• SUPPLIED DATA
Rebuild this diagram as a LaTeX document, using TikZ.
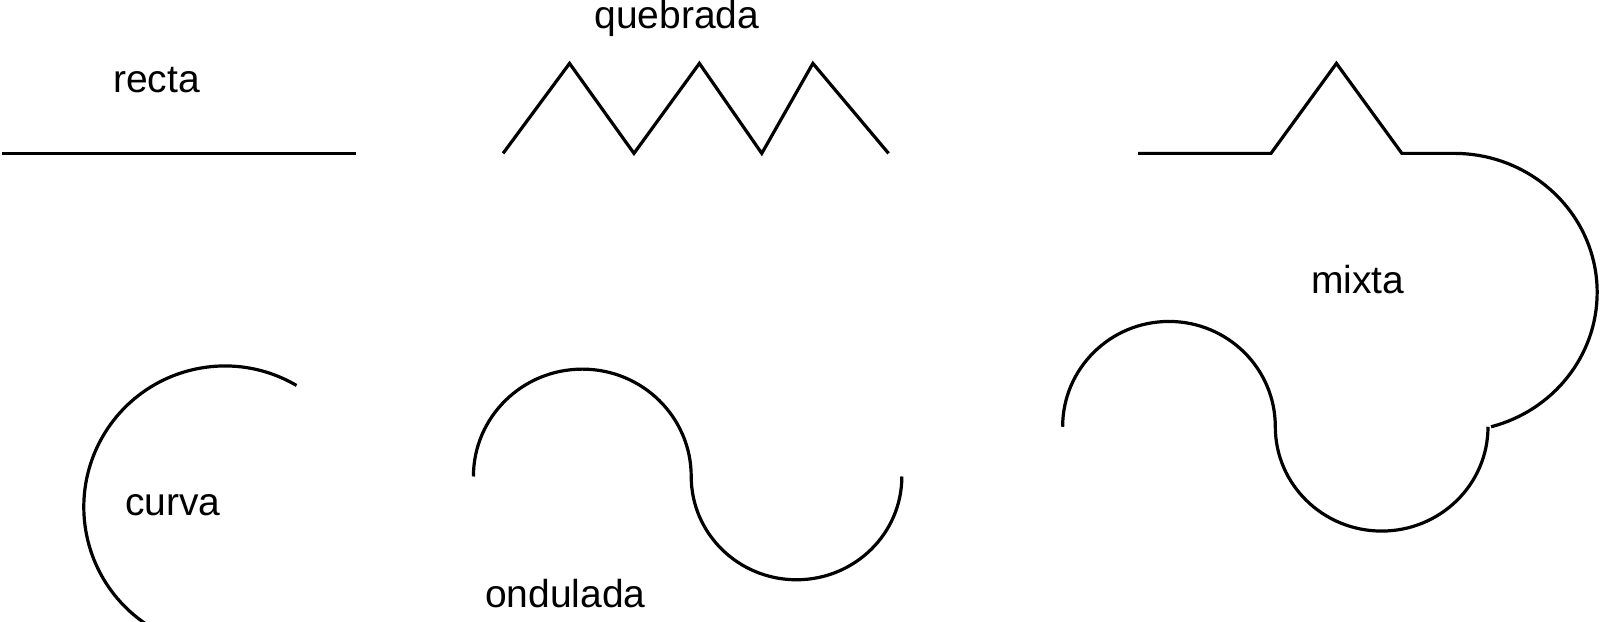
\documentclass[tikz,border=0pt]{standalone}
\usepackage{fontspec}
\setmainfont{Liberation Sans}
\begin{document}
\begin{tikzpicture}[x=1.0225pt,y=-1.0225pt,
  ln/.style={line width=3.2pt,line join=miter},
  lbl/.style={font=\fontsize{39}{41}\selectfont,inner sep=0pt}]
\useasboundingbox (0pt,0pt) rectangle (1600pt,-621pt);
% recta
\coordinate (r1) at (2,150);
\coordinate (r2) at (348,150);
\draw[ln] (r1) -- (r2);
\node[lbl] (trecta) at (153,78) {recta};
% quebrada
\coordinate (q1) at (492,150);
\coordinate (q2) at (557,62);
\coordinate (q3) at (620,150);
\coordinate (q4) at (684,62);
\coordinate (q5) at (745,150);
\coordinate (q6) at (795,62);
\coordinate (q7) at (869,150);
\draw[ln] (q1) -- (q2) -- (q3) -- (q4) -- (q5) -- (q6) -- (q7);
\node[lbl] (tquebrada) at (662,18) {quebrada};
% curva
\coordinate (cs) at (290,377);
\draw[ln] (cs) arc[start angle=-59.5,end angle=-235.4,radius=138];
\node[lbl] (tcurva) at (169,494) {curva};
% ondulada
\coordinate (o1) at (463,466);
\draw[ln] (o1) arc[start angle=-180,end angle=0,x radius=106.5,y radius=105]
  arc[start angle=180,end angle=0,x radius=103,y radius=101];
\node[lbl] (tondulada) at (553,580) {ondulada};
% mixta
\coordinate (m1) at (1113,150);
\coordinate (m2) at (1243,150);
\coordinate (m3) at (1307,62);
\coordinate (m4) at (1371,150);
\coordinate (m5) at (1422,150);
\draw[ln] (m1) -- (m2) -- (m3) -- (m4) -- (m5)
  arc[start angle=-90,end angle=75,x radius=140,y radius=136]
  coordinate (m6);
\draw[ln] (m6) ++(-3,0) arc[start angle=0,end angle=180,x radius=104,y radius=102]
  arc[start angle=0,end angle=-180,x radius=104,y radius=103];
\node[lbl] (tmixta) at (1328,273) {mixta};
\end{tikzpicture}
\end{document}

• OBJECTIVE
Go through the data above and transcribe it in full, omitting any image.

• REPLY TO THE EXERCISE
Rebuild this diagram as a LaTeX document, using TikZ.
\documentclass[tikz,border=0pt]{standalone}
\usepackage{fontspec}
\setmainfont{Liberation Sans}
\begin{document}
\begin{tikzpicture}[x=1.0225pt,y=-1.0225pt,
  ln/.style={line width=3.2pt,line join=miter},
  lbl/.style={font=\fontsize{39}{41}\selectfont,inner sep=0pt}]
\useasboundingbox (0pt,0pt) rectangle (1600pt,-621pt);
% recta
\coordinate (r1) at (2,150);
\coordinate (r2) at (348,150);
\draw[ln] (r1) -- (r2);
\node[lbl] (trecta) at (153,78) {recta};
% quebrada
\coordinate (q1) at (492,150);
\coordinate (q2) at (557,62);
\coordinate (q3) at (620,150);
\coordinate (q4) at (684,62);
\coordinate (q5) at (745,150);
\coordinate (q6) at (795,62);
\coordinate (q7) at (869,150);
\draw[ln] (q1) -- (q2) -- (q3) -- (q4) -- (q5) -- (q6) -- (q7);
\node[lbl] (tquebrada) at (662,18) {quebrada};
% curva
\coordinate (cs) at (290,377);
\draw[ln] (cs) arc[start angle=-59.5,end angle=-235.4,radius=138];
\node[lbl] (tcurva) at (169,494) {curva};
% ondulada
\coordinate (o1) at (463,466);
\draw[ln] (o1) arc[start angle=-180,end angle=0,x radius=106.5,y radius=105]
  arc[start angle=180,end angle=0,x radius=103,y radius=101];
\node[lbl] (tondulada) at (553,580) {ondulada};
% mixta
\coordinate (m1) at (1113,150);
\coordinate (m2) at (1243,150);
\coordinate (m3) at (1307,62);
\coordinate (m4) at (1371,150);
\coordinate (m5) at (1422,150);
\draw[ln] (m1) -- (m2) -- (m3) -- (m4) -- (m5)
  arc[start angle=-90,end angle=75,x radius=140,y radius=136]
  coordinate (m6);
\draw[ln] (m6) ++(-3,0) arc[start angle=0,end angle=180,x radius=104,y radius=102]
  arc[start angle=0,end angle=-180,x radius=104,y radius=103];
\node[lbl] (tmixta) at (1328,273) {mixta};
\end{tikzpicture}
\end{document}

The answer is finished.